- Exercise
Each entry must be given again exactly; images do not belong in the copy.

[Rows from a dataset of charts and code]

____

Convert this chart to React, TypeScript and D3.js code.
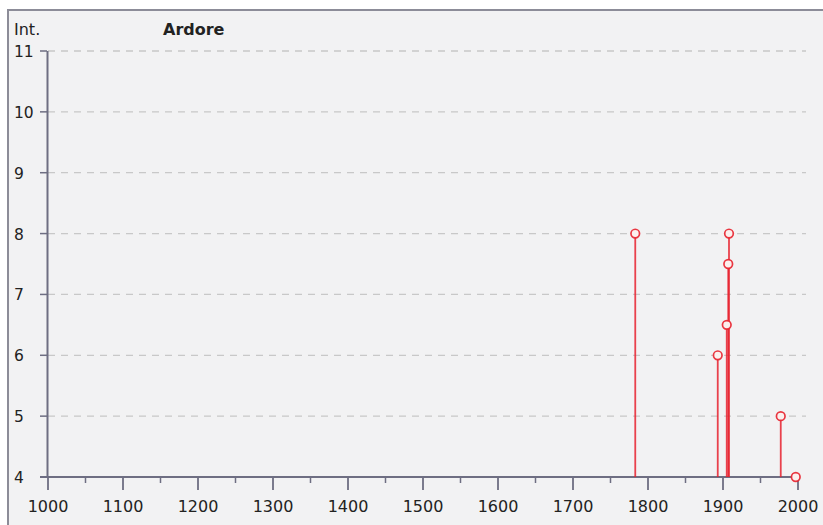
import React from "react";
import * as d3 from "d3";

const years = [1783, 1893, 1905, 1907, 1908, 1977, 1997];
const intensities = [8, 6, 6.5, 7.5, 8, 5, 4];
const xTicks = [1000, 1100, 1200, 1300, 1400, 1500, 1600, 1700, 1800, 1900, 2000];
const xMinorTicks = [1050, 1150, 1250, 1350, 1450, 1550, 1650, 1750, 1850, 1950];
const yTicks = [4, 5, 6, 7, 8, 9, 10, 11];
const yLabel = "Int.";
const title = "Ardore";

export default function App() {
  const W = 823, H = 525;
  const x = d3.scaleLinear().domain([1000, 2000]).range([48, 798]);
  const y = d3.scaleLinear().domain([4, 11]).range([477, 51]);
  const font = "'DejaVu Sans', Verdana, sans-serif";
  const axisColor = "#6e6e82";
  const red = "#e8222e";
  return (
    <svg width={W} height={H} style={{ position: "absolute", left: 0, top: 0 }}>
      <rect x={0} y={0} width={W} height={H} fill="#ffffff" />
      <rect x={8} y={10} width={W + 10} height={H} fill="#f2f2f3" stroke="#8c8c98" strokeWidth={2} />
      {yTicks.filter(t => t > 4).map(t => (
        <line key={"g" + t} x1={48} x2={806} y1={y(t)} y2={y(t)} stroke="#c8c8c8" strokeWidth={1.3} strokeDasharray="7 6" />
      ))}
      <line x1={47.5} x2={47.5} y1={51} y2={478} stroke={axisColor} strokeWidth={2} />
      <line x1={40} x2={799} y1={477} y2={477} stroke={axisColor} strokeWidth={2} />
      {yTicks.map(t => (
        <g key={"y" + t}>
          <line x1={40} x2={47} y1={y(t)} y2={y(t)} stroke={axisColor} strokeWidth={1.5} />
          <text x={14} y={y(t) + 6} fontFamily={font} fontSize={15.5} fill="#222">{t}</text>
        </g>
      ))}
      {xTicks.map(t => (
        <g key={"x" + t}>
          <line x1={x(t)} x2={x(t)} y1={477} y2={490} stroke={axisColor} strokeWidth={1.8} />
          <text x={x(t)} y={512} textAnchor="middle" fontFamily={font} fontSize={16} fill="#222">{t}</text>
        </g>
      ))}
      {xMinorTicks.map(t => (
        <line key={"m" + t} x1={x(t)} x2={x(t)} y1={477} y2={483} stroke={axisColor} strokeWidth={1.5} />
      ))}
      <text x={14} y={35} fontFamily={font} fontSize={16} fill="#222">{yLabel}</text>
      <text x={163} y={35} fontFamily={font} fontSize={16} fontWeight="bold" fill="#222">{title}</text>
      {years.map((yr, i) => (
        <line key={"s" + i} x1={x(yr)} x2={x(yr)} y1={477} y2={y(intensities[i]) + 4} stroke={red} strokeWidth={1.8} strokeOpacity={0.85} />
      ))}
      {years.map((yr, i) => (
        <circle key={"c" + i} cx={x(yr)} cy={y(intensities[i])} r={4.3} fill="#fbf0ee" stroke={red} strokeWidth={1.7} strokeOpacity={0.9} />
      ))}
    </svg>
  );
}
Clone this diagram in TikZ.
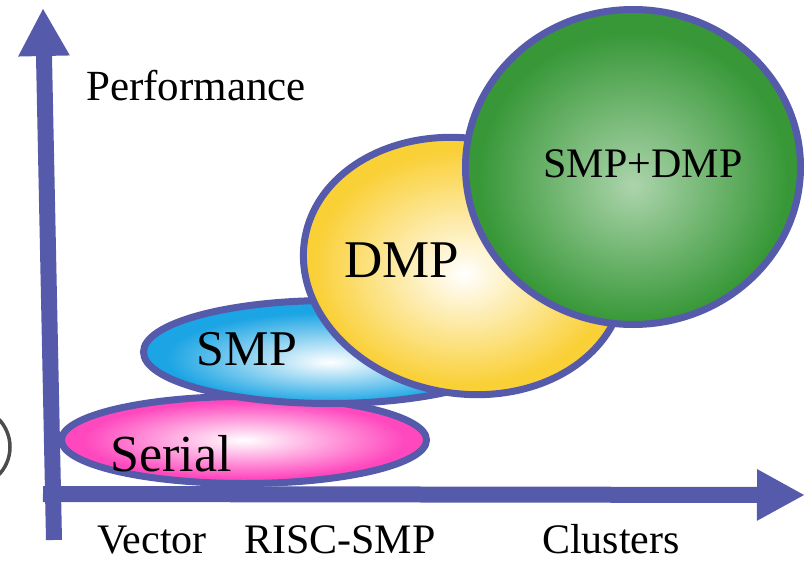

____

- Task output
Convert this chart to React, TypeScript and D3.js code.
import React from "react";
import * as d3 from "d3";

const years = [1783, 1893, 1905, 1907, 1908, 1977, 1997];
const intensities = [8, 6, 6.5, 7.5, 8, 5, 4];
const xTicks = [1000, 1100, 1200, 1300, 1400, 1500, 1600, 1700, 1800, 1900, 2000];
const xMinorTicks = [1050, 1150, 1250, 1350, 1450, 1550, 1650, 1750, 1850, 1950];
const yTicks = [4, 5, 6, 7, 8, 9, 10, 11];
const yLabel = "Int.";
const title = "Ardore";

export default function App() {
  const W = 823, H = 525;
  const x = d3.scaleLinear().domain([1000, 2000]).range([48, 798]);
  const y = d3.scaleLinear().domain([4, 11]).range([477, 51]);
  const font = "'DejaVu Sans', Verdana, sans-serif";
  const axisColor = "#6e6e82";
  const red = "#e8222e";
  return (
    <svg width={W} height={H} style={{ position: "absolute", left: 0, top: 0 }}>
      <rect x={0} y={0} width={W} height={H} fill="#ffffff" />
      <rect x={8} y={10} width={W + 10} height={H} fill="#f2f2f3" stroke="#8c8c98" strokeWidth={2} />
      {yTicks.filter(t => t > 4).map(t => (
        <line key={"g" + t} x1={48} x2={806} y1={y(t)} y2={y(t)} stroke="#c8c8c8" strokeWidth={1.3} strokeDasharray="7 6" />
      ))}
      <line x1={47.5} x2={47.5} y1={51} y2={478} stroke={axisColor} strokeWidth={2} />
      <line x1={40} x2={799} y1={477} y2={477} stroke={axisColor} strokeWidth={2} />
      {yTicks.map(t => (
        <g key={"y" + t}>
          <line x1={40} x2={47} y1={y(t)} y2={y(t)} stroke={axisColor} strokeWidth={1.5} />
          <text x={14} y={y(t) + 6} fontFamily={font} fontSize={15.5} fill="#222">{t}</text>
        </g>
      ))}
      {xTicks.map(t => (
        <g key={"x" + t}>
          <line x1={x(t)} x2={x(t)} y1={477} y2={490} stroke={axisColor} strokeWidth={1.8} />
          <text x={x(t)} y={512} textAnchor="middle" fontFamily={font} fontSize={16} fill="#222">{t}</text>
        </g>
      ))}
      {xMinorTicks.map(t => (
        <line key={"m" + t} x1={x(t)} x2={x(t)} y1={477} y2={483} stroke={axisColor} strokeWidth={1.5} />
      ))}
      <text x={14} y={35} fontFamily={font} fontSize={16} fill="#222">{yLabel}</text>
      <text x={163} y={35} fontFamily={font} fontSize={16} fontWeight="bold" fill="#222">{title}</text>
      {years.map((yr, i) => (
        <line key={"s" + i} x1={x(yr)} x2={x(yr)} y1={477} y2={y(intensities[i]) + 4} stroke={red} strokeWidth={1.8} strokeOpacity={0.85} />
      ))}
      {years.map((yr, i) => (
        <circle key={"c" + i} cx={x(yr)} cy={y(intensities[i])} r={4.3} fill="#fbf0ee" stroke={red} strokeWidth={1.7} strokeOpacity={0.9} />
      ))}
    </svg>
  );
}
Clone this diagram in TikZ.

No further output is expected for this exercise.